- _STATED GOAL_:
Pictures are not part of the copy; repeat everything else in the records exactly.

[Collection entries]

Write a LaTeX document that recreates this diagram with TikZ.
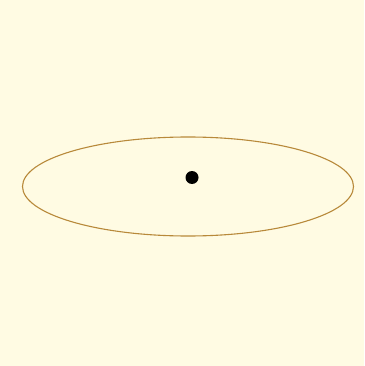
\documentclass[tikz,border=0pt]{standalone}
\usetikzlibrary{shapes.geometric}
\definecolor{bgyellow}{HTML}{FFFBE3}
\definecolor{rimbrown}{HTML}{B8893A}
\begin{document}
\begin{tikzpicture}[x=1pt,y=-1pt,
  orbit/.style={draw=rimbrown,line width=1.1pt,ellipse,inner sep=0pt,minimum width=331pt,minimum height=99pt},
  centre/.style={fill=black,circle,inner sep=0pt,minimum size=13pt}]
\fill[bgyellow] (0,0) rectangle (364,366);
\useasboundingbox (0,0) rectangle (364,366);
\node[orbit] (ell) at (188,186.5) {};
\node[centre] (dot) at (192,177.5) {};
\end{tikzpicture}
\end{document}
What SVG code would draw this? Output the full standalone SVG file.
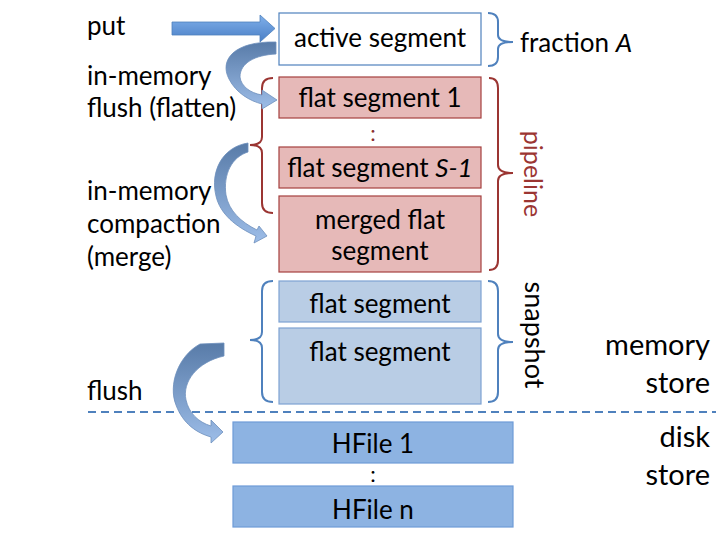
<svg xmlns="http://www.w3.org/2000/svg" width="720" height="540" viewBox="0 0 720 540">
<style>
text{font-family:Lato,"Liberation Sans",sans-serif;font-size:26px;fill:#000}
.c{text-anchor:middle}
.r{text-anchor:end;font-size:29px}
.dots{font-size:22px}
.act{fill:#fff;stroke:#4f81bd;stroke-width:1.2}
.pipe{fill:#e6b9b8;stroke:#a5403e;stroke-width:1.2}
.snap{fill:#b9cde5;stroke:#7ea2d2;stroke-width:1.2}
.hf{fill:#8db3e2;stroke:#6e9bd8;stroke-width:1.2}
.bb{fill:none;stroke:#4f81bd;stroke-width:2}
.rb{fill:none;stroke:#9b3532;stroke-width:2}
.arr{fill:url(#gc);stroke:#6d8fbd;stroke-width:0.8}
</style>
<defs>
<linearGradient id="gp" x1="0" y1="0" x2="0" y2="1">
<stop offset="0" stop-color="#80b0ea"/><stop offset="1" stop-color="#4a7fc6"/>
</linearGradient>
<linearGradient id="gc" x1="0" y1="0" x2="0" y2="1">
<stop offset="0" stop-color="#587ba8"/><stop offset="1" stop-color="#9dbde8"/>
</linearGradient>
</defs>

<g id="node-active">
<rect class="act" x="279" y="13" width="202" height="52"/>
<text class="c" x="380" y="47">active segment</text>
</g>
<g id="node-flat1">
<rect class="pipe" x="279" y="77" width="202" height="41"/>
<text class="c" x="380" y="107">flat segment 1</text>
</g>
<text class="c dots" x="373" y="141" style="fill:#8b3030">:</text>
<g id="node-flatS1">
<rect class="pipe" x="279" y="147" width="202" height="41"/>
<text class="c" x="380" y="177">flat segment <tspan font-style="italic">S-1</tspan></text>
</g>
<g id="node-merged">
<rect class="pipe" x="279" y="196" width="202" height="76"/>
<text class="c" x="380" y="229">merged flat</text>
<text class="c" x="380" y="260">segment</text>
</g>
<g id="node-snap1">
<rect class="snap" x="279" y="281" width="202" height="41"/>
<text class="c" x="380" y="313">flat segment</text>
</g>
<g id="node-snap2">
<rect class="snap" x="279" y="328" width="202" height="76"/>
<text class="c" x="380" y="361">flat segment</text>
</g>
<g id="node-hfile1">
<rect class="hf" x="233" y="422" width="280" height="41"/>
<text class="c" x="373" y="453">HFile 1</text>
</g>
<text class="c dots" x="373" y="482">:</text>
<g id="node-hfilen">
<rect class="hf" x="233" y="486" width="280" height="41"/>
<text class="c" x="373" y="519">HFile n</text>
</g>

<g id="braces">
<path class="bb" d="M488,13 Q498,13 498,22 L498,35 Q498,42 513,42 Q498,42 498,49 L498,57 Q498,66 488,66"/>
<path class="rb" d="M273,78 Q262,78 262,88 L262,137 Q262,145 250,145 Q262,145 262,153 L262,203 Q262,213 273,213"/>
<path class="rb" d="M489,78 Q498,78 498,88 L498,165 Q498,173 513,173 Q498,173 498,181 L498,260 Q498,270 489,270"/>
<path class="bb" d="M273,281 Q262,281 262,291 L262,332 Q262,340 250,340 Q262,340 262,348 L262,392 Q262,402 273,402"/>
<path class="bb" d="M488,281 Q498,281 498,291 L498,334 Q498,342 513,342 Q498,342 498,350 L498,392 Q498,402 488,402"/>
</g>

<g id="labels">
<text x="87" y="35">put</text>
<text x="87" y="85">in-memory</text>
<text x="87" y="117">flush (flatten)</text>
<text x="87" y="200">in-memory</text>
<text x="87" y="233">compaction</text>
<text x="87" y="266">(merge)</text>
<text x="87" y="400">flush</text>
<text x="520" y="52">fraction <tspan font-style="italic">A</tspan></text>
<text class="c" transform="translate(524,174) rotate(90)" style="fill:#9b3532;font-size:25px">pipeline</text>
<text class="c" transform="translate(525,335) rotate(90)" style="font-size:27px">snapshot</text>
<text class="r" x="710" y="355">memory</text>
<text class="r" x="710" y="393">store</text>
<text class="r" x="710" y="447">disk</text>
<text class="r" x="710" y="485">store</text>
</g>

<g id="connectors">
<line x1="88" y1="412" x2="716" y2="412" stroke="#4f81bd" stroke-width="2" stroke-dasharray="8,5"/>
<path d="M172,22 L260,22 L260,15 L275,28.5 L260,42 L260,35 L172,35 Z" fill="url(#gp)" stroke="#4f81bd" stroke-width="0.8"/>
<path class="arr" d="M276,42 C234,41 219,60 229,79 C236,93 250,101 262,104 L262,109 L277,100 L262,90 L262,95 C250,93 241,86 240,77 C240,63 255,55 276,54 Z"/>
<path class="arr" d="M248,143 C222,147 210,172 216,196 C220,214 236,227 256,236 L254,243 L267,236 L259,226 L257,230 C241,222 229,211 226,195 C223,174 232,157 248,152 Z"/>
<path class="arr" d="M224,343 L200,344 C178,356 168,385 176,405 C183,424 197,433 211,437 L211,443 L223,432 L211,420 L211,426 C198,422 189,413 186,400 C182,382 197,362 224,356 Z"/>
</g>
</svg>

- _SOLUTION FOR THIS EXERCISE_:
Write a LaTeX document that recreates this diagram with TikZ.
\documentclass[tikz,border=0pt]{standalone}
\usetikzlibrary{shapes.geometric}
\definecolor{bgyellow}{HTML}{FFFBE3}
\definecolor{rimbrown}{HTML}{B8893A}
\begin{document}
\begin{tikzpicture}[x=1pt,y=-1pt,
  orbit/.style={draw=rimbrown,line width=1.1pt,ellipse,inner sep=0pt,minimum width=331pt,minimum height=99pt},
  centre/.style={fill=black,circle,inner sep=0pt,minimum size=13pt}]
\fill[bgyellow] (0,0) rectangle (364,366);
\useasboundingbox (0,0) rectangle (364,366);
\node[orbit] (ell) at (188,186.5) {};
\node[centre] (dot) at (192,177.5) {};
\end{tikzpicture}
\end{document}
What SVG code would draw this? Output the full standalone SVG file.
<svg xmlns="http://www.w3.org/2000/svg" width="720" height="540" viewBox="0 0 720 540">
<style>
text{font-family:Lato,"Liberation Sans",sans-serif;font-size:26px;fill:#000}
.c{text-anchor:middle}
.r{text-anchor:end;font-size:29px}
.dots{font-size:22px}
.act{fill:#fff;stroke:#4f81bd;stroke-width:1.2}
.pipe{fill:#e6b9b8;stroke:#a5403e;stroke-width:1.2}
.snap{fill:#b9cde5;stroke:#7ea2d2;stroke-width:1.2}
.hf{fill:#8db3e2;stroke:#6e9bd8;stroke-width:1.2}
.bb{fill:none;stroke:#4f81bd;stroke-width:2}
.rb{fill:none;stroke:#9b3532;stroke-width:2}
.arr{fill:url(#gc);stroke:#6d8fbd;stroke-width:0.8}
</style>
<defs>
<linearGradient id="gp" x1="0" y1="0" x2="0" y2="1">
<stop offset="0" stop-color="#80b0ea"/><stop offset="1" stop-color="#4a7fc6"/>
</linearGradient>
<linearGradient id="gc" x1="0" y1="0" x2="0" y2="1">
<stop offset="0" stop-color="#587ba8"/><stop offset="1" stop-color="#9dbde8"/>
</linearGradient>
</defs>

<g id="node-active">
<rect class="act" x="279" y="13" width="202" height="52"/>
<text class="c" x="380" y="47">active segment</text>
</g>
<g id="node-flat1">
<rect class="pipe" x="279" y="77" width="202" height="41"/>
<text class="c" x="380" y="107">flat segment 1</text>
</g>
<text class="c dots" x="373" y="141" style="fill:#8b3030">:</text>
<g id="node-flatS1">
<rect class="pipe" x="279" y="147" width="202" height="41"/>
<text class="c" x="380" y="177">flat segment <tspan font-style="italic">S-1</tspan></text>
</g>
<g id="node-merged">
<rect class="pipe" x="279" y="196" width="202" height="76"/>
<text class="c" x="380" y="229">merged flat</text>
<text class="c" x="380" y="260">segment</text>
</g>
<g id="node-snap1">
<rect class="snap" x="279" y="281" width="202" height="41"/>
<text class="c" x="380" y="313">flat segment</text>
</g>
<g id="node-snap2">
<rect class="snap" x="279" y="328" width="202" height="76"/>
<text class="c" x="380" y="361">flat segment</text>
</g>
<g id="node-hfile1">
<rect class="hf" x="233" y="422" width="280" height="41"/>
<text class="c" x="373" y="453">HFile 1</text>
</g>
<text class="c dots" x="373" y="482">:</text>
<g id="node-hfilen">
<rect class="hf" x="233" y="486" width="280" height="41"/>
<text class="c" x="373" y="519">HFile n</text>
</g>

<g id="braces">
<path class="bb" d="M488,13 Q498,13 498,22 L498,35 Q498,42 513,42 Q498,42 498,49 L498,57 Q498,66 488,66"/>
<path class="rb" d="M273,78 Q262,78 262,88 L262,137 Q262,145 250,145 Q262,145 262,153 L262,203 Q262,213 273,213"/>
<path class="rb" d="M489,78 Q498,78 498,88 L498,165 Q498,173 513,173 Q498,173 498,181 L498,260 Q498,270 489,270"/>
<path class="bb" d="M273,281 Q262,281 262,291 L262,332 Q262,340 250,340 Q262,340 262,348 L262,392 Q262,402 273,402"/>
<path class="bb" d="M488,281 Q498,281 498,291 L498,334 Q498,342 513,342 Q498,342 498,350 L498,392 Q498,402 488,402"/>
</g>

<g id="labels">
<text x="87" y="35">put</text>
<text x="87" y="85">in-memory</text>
<text x="87" y="117">flush (flatten)</text>
<text x="87" y="200">in-memory</text>
<text x="87" y="233">compaction</text>
<text x="87" y="266">(merge)</text>
<text x="87" y="400">flush</text>
<text x="520" y="52">fraction <tspan font-style="italic">A</tspan></text>
<text class="c" transform="translate(524,174) rotate(90)" style="fill:#9b3532;font-size:25px">pipeline</text>
<text class="c" transform="translate(525,335) rotate(90)" style="font-size:27px">snapshot</text>
<text class="r" x="710" y="355">memory</text>
<text class="r" x="710" y="393">store</text>
<text class="r" x="710" y="447">disk</text>
<text class="r" x="710" y="485">store</text>
</g>

<g id="connectors">
<line x1="88" y1="412" x2="716" y2="412" stroke="#4f81bd" stroke-width="2" stroke-dasharray="8,5"/>
<path d="M172,22 L260,22 L260,15 L275,28.5 L260,42 L260,35 L172,35 Z" fill="url(#gp)" stroke="#4f81bd" stroke-width="0.8"/>
<path class="arr" d="M276,42 C234,41 219,60 229,79 C236,93 250,101 262,104 L262,109 L277,100 L262,90 L262,95 C250,93 241,86 240,77 C240,63 255,55 276,54 Z"/>
<path class="arr" d="M248,143 C222,147 210,172 216,196 C220,214 236,227 256,236 L254,243 L267,236 L259,226 L257,230 C241,222 229,211 226,195 C223,174 232,157 248,152 Z"/>
<path class="arr" d="M224,343 L200,344 C178,356 168,385 176,405 C183,424 197,433 211,437 L211,443 L223,432 L211,420 L211,426 C198,422 189,413 186,400 C182,382 197,362 224,356 Z"/>
</g>
</svg>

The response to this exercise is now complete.